Bird Blows Up

ProHub Comment

This is a structured profitability case requiring the candidate to diagnose why profits fell despite revenue growth. The key insight is identifying the margin compression in the New Roads segment due to higher raw material costs and inadequate pricing, combined with a strategic shift in business mix toward lower-margin new roads work. The case tests both analytical decomposition (revenues vs. costs vs. mix) and creative problem-solving for cost reduction.

Estimated Time 15 minutes
Difficulty Medium
Source Queen's
50 / 100
Bird Construction released their quarterly reports yesterday and analysts were shocked that despite recovering industrial demand, profits had fallen substantially.

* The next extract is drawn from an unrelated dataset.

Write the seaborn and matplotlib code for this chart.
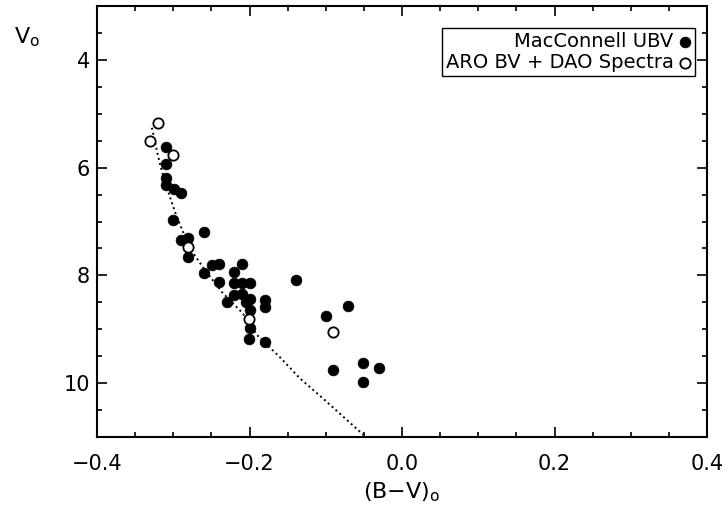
import numpy as np
import pandas as pd
import matplotlib
matplotlib.use("Agg")
import matplotlib.pyplot as plt
from matplotlib.ticker import MultipleLocator
import seaborn as sns

# ---- data ----
mac_bv = [-0.310, -0.310, -0.310, -0.310, -0.299, -0.290, -0.300, -0.260,
          -0.290, -0.281, -0.281, -0.260, -0.249, -0.240, -0.210, -0.220,
          -0.240, -0.220, -0.210, -0.199, -0.139, -0.220, -0.210, -0.199,
          -0.205, -0.230, -0.199, -0.180, -0.180, -0.199, -0.201, -0.180,
          -0.071, -0.100, -0.090, -0.051, -0.030, -0.051]
mac_v = [5.61, 5.94, 6.20, 6.33, 6.39, 6.48, 6.98, 7.19,
         7.35, 7.30, 7.65, 7.96, 7.80, 7.78, 7.78, 7.94,
         8.13, 8.15, 8.15, 8.15, 8.09, 8.37, 8.35, 8.43,
         8.50, 8.50, 8.65, 8.46, 8.59, 8.98, 9.19, 9.24,
         8.56, 8.76, 9.76, 9.63, 9.72, 9.98]

aro_bv = [-0.320, -0.330, -0.300, -0.281, -0.201, -0.090]
aro_v = [5.17, 5.50, 5.76, 7.48, 8.81, 9.06]

zams_bv = [-0.328, -0.320, -0.315, -0.304, -0.295, -0.278, -0.258, -0.235,
           -0.209, -0.190, -0.160, -0.134, -0.104, -0.049]
zams_v = [5.26, 5.78, 6.06, 6.56, 6.93, 7.50, 7.91, 8.33,
          8.70, 9.11, 9.52, 9.91, 10.28, 10.98]

label_mac = "MacConnell UBV"
label_aro = "ARO BV + DAO Spectra"
x_ticks = [-0.4, -0.2, 0.0, 0.2, 0.4]
y_ticks = [4, 6, 8, 10]

mac = pd.DataFrame({"bv": mac_bv, "v": mac_v})
aro = pd.DataFrame({"bv": aro_bv, "v": aro_v})
zams = pd.DataFrame({"bv": zams_bv, "v": zams_v})

# ---- plotting ----
sns.set_theme(style="ticks")
plt.rcParams["font.family"] = ["DejaVu Sans"]
plt.rcParams["mathtext.fontset"] = "dejavusans"
for key in ["text.color", "axes.labelcolor", "xtick.color", "ytick.color",
            "axes.edgecolor"]:
    plt.rcParams[key] = "black"

fig = plt.figure(figsize=(7.26, 5.08), dpi=100)
ax = fig.add_axes([97 / 726, 1 - 437 / 508, 610 / 726, 431 / 508])

sns.lineplot(data=zams, x="bv", y="v", sort=False, estimator=None,
             color="black", linestyle=":", linewidth=1.4, ax=ax, zorder=1)
sns.scatterplot(data=mac, x="bv", y="v", s=60, color="black",
                edgecolor="black", linewidth=0.5, label=label_mac, ax=ax, zorder=3)
sns.scatterplot(data=aro, x="bv", y="v", s=55, facecolor="white",
                edgecolor="black", linewidth=1.3, label=label_aro, ax=ax, zorder=4)

ax.set_xlim(-0.4, 0.4)
ax.set_ylim(11, 3)
ax.set_xticks(x_ticks)
ax.set_xticklabels(["\u22120.4", "\u22120.2", "0.0", "0.2", "0.4"])
ax.set_yticks(y_ticks)
ax.xaxis.set_minor_locator(MultipleLocator(0.05))
ax.yaxis.set_minor_locator(MultipleLocator(0.5))
ax.tick_params(which="both", direction="in", top=True, right=True,
               width=1.2, color="black", labelcolor="black")
ax.tick_params(which="major", length=7)
ax.tick_params(which="minor", length=3.5)
ax.tick_params(axis="x", which="major", labelsize=15, pad=12)
ax.tick_params(axis="y", which="major", labelsize=15, pad=5)
for sp in ax.spines.values():
    sp.set_linewidth(1.5)
    sp.set_color("black")

ax.set_xlabel(r"(B$-$V)$_\mathrm{o}$", fontsize=16, color="black")
ax.xaxis.set_label_coords(0.5, -0.10)
ax.set_ylabel(r"V$_\mathrm{o}$", fontsize=16, rotation=0, ha="left", va="top",
              color="black")
ax.yaxis.set_label_coords(-0.136, 0.955)

leg = ax.legend(loc="upper right", bbox_to_anchor=(0.980, 0.949),
                borderaxespad=0, markerfirst=False, fancybox=False,
                frameon=True, fontsize=14, handlelength=0.6,
                handletextpad=0.3, labelspacing=0.1, borderpad=0.2,
                edgecolor="black", framealpha=1)
leg.get_frame().set_linewidth(1.0)
for t in leg.get_texts():
    t.set_color("black")

fig.savefig("out.png", dpi=100)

The resulting sell-off of their shares wiped out nearly $50 million of value. With their stock options at risk of falling out of the money, the executives have turned to you for help. What will you do?

Clarifying Information

  1. Total revenues in 2011: $140 million. Total revenues in 2012: $165 million. Total revenues in 2013: $220 million
  2. Revenues in the Road Work segment rose overall across all three years
  3. Miscellaneous work makes up a negligible portion of revenues and profits, so it is not worthwhile investigating
  4. There are three other companies in the industry and jobs are allocated through a competitive bidding process
  5. Bidding is handled through a separate department from general finance at Bird and this department is evaluated on the number of bids that they successfully win
  6. Assume rent on machinery is proportional to labour time and this cannot be changed
  7. New roads take on average three times as much time and materials to build per kilometer as maintenance
  8. New roads use a different mixture for the asphalt than maintenance as the mixture gives the roads the dark look people expect out of a new road.